Restate, word for word, all of the material shown below.

━━━━━━━━━━━━━━━━━━━━━━━━━━━━━━

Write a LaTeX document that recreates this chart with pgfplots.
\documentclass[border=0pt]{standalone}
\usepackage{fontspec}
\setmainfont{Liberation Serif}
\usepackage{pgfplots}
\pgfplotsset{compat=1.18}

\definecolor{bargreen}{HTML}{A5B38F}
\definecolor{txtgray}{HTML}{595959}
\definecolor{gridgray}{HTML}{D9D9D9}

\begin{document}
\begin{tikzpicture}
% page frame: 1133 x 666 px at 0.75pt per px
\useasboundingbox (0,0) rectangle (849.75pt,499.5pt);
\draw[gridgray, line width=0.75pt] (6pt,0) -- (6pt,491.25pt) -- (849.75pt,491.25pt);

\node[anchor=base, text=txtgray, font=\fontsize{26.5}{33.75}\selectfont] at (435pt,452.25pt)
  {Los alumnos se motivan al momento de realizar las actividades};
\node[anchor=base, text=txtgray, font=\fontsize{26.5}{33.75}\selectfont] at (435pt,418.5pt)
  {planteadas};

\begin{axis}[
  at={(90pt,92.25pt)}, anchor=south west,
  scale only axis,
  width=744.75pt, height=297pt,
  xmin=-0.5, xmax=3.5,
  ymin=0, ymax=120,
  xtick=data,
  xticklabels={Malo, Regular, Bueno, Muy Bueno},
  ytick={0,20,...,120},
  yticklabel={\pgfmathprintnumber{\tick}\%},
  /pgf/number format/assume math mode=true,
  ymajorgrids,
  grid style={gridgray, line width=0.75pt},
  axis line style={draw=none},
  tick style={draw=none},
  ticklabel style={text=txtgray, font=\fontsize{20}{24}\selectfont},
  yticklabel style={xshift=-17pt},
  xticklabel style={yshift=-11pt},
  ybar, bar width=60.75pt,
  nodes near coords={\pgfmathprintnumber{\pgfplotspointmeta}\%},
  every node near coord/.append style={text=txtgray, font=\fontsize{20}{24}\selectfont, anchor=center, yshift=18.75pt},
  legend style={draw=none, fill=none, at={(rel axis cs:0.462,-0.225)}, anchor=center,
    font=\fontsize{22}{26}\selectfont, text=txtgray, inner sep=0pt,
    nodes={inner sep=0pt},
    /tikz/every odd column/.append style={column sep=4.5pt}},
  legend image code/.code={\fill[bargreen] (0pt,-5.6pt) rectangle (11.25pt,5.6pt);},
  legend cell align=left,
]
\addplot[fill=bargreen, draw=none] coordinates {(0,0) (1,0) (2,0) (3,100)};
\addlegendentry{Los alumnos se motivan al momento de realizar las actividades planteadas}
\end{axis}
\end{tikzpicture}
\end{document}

━━━━━━━━━━━━━━━━━━━━━━━━━━━━━━

== THE RESULT ==
Write a LaTeX document that recreates this chart with pgfplots.
\documentclass[border=0pt]{standalone}
\usepackage{fontspec}
\setmainfont{Liberation Serif}
\usepackage{pgfplots}
\pgfplotsset{compat=1.18}

\definecolor{bargreen}{HTML}{A5B38F}
\definecolor{txtgray}{HTML}{595959}
\definecolor{gridgray}{HTML}{D9D9D9}

\begin{document}
\begin{tikzpicture}
% page frame: 1133 x 666 px at 0.75pt per px
\useasboundingbox (0,0) rectangle (849.75pt,499.5pt);
\draw[gridgray, line width=0.75pt] (6pt,0) -- (6pt,491.25pt) -- (849.75pt,491.25pt);

\node[anchor=base, text=txtgray, font=\fontsize{26.5}{33.75}\selectfont] at (435pt,452.25pt)
  {Los alumnos se motivan al momento de realizar las actividades};
\node[anchor=base, text=txtgray, font=\fontsize{26.5}{33.75}\selectfont] at (435pt,418.5pt)
  {planteadas};

\begin{axis}[
  at={(90pt,92.25pt)}, anchor=south west,
  scale only axis,
  width=744.75pt, height=297pt,
  xmin=-0.5, xmax=3.5,
  ymin=0, ymax=120,
  xtick=data,
  xticklabels={Malo, Regular, Bueno, Muy Bueno},
  ytick={0,20,...,120},
  yticklabel={\pgfmathprintnumber{\tick}\%},
  /pgf/number format/assume math mode=true,
  ymajorgrids,
  grid style={gridgray, line width=0.75pt},
  axis line style={draw=none},
  tick style={draw=none},
  ticklabel style={text=txtgray, font=\fontsize{20}{24}\selectfont},
  yticklabel style={xshift=-17pt},
  xticklabel style={yshift=-11pt},
  ybar, bar width=60.75pt,
  nodes near coords={\pgfmathprintnumber{\pgfplotspointmeta}\%},
  every node near coord/.append style={text=txtgray, font=\fontsize{20}{24}\selectfont, anchor=center, yshift=18.75pt},
  legend style={draw=none, fill=none, at={(rel axis cs:0.462,-0.225)}, anchor=center,
    font=\fontsize{22}{26}\selectfont, text=txtgray, inner sep=0pt,
    nodes={inner sep=0pt},
    /tikz/every odd column/.append style={column sep=4.5pt}},
  legend image code/.code={\fill[bargreen] (0pt,-5.6pt) rectangle (11.25pt,5.6pt);},
  legend cell align=left,
]
\addplot[fill=bargreen, draw=none] coordinates {(0,0) (1,0) (2,0) (3,100)};
\addlegendentry{Los alumnos se motivan al momento de realizar las actividades planteadas}
\end{axis}
\end{tikzpicture}
\end{document}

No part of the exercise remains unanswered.